Transcribe every line from the top down to the line with "plt.rcParams['hatch.linewidth'] = 0.75", both ends included, but not the pictures.
# Start of Data provided
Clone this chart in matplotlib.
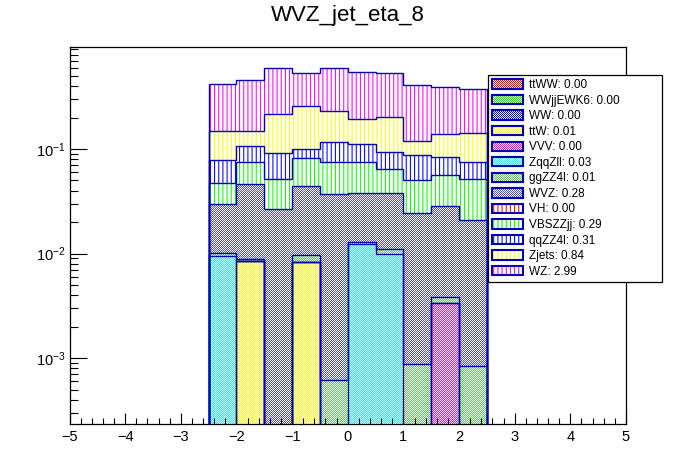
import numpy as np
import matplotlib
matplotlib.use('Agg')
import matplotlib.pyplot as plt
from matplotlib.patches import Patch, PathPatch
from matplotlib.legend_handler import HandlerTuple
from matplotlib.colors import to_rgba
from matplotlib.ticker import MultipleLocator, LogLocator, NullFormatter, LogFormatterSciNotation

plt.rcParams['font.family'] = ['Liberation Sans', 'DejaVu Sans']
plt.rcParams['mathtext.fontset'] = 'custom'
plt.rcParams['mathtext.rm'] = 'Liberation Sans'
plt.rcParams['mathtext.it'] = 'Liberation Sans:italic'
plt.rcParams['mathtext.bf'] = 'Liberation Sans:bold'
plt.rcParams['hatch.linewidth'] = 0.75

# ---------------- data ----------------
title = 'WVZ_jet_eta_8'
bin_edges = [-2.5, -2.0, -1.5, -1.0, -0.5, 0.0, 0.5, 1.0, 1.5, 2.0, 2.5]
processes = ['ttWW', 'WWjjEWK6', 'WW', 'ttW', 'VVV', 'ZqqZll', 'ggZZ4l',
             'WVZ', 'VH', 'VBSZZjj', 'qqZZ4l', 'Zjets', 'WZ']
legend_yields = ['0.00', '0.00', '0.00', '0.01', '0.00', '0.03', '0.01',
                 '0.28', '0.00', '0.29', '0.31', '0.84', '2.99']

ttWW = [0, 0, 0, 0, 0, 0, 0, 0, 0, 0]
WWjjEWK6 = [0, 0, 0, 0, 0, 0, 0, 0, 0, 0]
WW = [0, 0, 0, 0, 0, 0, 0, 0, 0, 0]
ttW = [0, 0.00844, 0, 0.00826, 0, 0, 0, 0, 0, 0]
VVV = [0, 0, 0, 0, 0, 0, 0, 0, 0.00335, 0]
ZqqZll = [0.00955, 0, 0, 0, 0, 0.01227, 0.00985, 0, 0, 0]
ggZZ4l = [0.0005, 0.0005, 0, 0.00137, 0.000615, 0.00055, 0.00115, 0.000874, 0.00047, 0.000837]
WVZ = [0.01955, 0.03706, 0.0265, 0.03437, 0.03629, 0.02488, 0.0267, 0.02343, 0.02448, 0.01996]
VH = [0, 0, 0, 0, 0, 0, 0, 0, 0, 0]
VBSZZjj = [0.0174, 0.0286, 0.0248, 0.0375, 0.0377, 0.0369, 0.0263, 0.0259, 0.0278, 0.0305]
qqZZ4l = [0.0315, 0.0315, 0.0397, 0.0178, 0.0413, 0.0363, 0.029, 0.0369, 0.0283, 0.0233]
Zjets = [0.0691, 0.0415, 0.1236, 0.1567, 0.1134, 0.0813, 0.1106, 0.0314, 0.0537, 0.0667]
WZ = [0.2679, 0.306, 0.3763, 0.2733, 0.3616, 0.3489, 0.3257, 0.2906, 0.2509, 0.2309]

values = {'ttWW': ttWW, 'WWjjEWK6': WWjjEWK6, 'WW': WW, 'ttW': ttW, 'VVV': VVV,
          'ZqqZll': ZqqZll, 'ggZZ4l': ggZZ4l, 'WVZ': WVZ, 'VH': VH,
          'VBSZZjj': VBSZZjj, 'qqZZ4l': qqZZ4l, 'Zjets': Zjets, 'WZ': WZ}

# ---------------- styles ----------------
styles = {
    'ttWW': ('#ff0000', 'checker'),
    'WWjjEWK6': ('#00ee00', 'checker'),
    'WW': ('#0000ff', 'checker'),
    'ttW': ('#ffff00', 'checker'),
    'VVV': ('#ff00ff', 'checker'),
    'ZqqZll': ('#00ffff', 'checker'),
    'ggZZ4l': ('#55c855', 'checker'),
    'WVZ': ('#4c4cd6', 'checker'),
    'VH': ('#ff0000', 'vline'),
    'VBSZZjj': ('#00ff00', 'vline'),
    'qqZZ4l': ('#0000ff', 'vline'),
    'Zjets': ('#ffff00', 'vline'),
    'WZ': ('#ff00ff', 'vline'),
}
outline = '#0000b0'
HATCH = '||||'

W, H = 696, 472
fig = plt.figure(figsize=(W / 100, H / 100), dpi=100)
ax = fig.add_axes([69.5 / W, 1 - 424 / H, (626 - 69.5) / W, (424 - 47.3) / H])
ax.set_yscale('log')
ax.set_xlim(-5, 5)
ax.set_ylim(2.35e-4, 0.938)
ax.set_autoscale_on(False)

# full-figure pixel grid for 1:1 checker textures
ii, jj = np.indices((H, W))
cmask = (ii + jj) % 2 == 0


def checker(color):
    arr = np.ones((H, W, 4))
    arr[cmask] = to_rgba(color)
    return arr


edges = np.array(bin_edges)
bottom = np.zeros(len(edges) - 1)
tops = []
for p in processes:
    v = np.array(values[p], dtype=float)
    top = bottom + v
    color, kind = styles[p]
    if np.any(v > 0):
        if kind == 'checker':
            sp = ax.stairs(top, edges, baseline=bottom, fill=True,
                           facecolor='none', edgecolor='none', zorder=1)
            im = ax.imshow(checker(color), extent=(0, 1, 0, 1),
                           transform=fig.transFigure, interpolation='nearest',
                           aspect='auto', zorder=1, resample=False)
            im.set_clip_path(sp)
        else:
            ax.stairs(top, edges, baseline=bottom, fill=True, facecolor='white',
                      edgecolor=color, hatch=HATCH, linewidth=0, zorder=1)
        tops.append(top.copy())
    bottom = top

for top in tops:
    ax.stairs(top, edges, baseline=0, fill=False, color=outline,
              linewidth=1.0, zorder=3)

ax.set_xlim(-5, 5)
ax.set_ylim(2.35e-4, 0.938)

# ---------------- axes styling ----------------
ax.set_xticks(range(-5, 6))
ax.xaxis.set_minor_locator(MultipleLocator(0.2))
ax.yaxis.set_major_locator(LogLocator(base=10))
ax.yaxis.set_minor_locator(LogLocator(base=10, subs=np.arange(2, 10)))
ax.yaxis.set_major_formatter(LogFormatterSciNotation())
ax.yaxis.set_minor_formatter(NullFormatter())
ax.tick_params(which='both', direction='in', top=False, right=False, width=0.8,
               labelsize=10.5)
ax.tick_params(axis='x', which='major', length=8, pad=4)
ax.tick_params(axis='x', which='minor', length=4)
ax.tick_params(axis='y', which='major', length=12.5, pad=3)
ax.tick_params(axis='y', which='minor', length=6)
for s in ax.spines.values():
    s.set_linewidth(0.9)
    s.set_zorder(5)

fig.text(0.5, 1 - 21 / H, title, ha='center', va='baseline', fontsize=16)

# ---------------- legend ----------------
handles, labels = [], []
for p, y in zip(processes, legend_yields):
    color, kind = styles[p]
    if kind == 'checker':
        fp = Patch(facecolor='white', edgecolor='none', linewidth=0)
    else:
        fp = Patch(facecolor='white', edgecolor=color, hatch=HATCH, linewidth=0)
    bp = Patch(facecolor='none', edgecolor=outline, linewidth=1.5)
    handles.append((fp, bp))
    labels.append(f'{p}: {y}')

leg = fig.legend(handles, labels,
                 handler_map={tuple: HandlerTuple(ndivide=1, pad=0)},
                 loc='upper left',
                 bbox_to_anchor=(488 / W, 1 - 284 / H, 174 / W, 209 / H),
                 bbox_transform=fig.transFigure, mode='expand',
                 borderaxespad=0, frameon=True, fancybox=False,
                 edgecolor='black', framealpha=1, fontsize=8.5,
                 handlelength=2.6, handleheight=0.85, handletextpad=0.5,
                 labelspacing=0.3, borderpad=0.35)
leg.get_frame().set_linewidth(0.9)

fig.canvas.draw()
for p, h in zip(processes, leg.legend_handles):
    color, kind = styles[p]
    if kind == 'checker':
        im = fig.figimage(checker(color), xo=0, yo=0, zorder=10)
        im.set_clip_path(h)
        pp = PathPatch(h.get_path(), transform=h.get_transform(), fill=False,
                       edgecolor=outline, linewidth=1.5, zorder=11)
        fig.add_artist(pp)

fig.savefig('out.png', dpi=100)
# End of Data provided
Answer to this task:
Clone this chart in matplotlib.
import numpy as np
import matplotlib
matplotlib.use('Agg')
import matplotlib.pyplot as plt
from matplotlib.patches import Patch, PathPatch
from matplotlib.legend_handler import HandlerTuple
from matplotlib.colors import to_rgba
from matplotlib.ticker import MultipleLocator, LogLocator, NullFormatter, LogFormatterSciNotation

plt.rcParams['font.family'] = ['Liberation Sans', 'DejaVu Sans']
plt.rcParams['mathtext.fontset'] = 'custom'
plt.rcParams['mathtext.rm'] = 'Liberation Sans'
plt.rcParams['mathtext.it'] = 'Liberation Sans:italic'
plt.rcParams['mathtext.bf'] = 'Liberation Sans:bold'
plt.rcParams['hatch.linewidth'] = 0.75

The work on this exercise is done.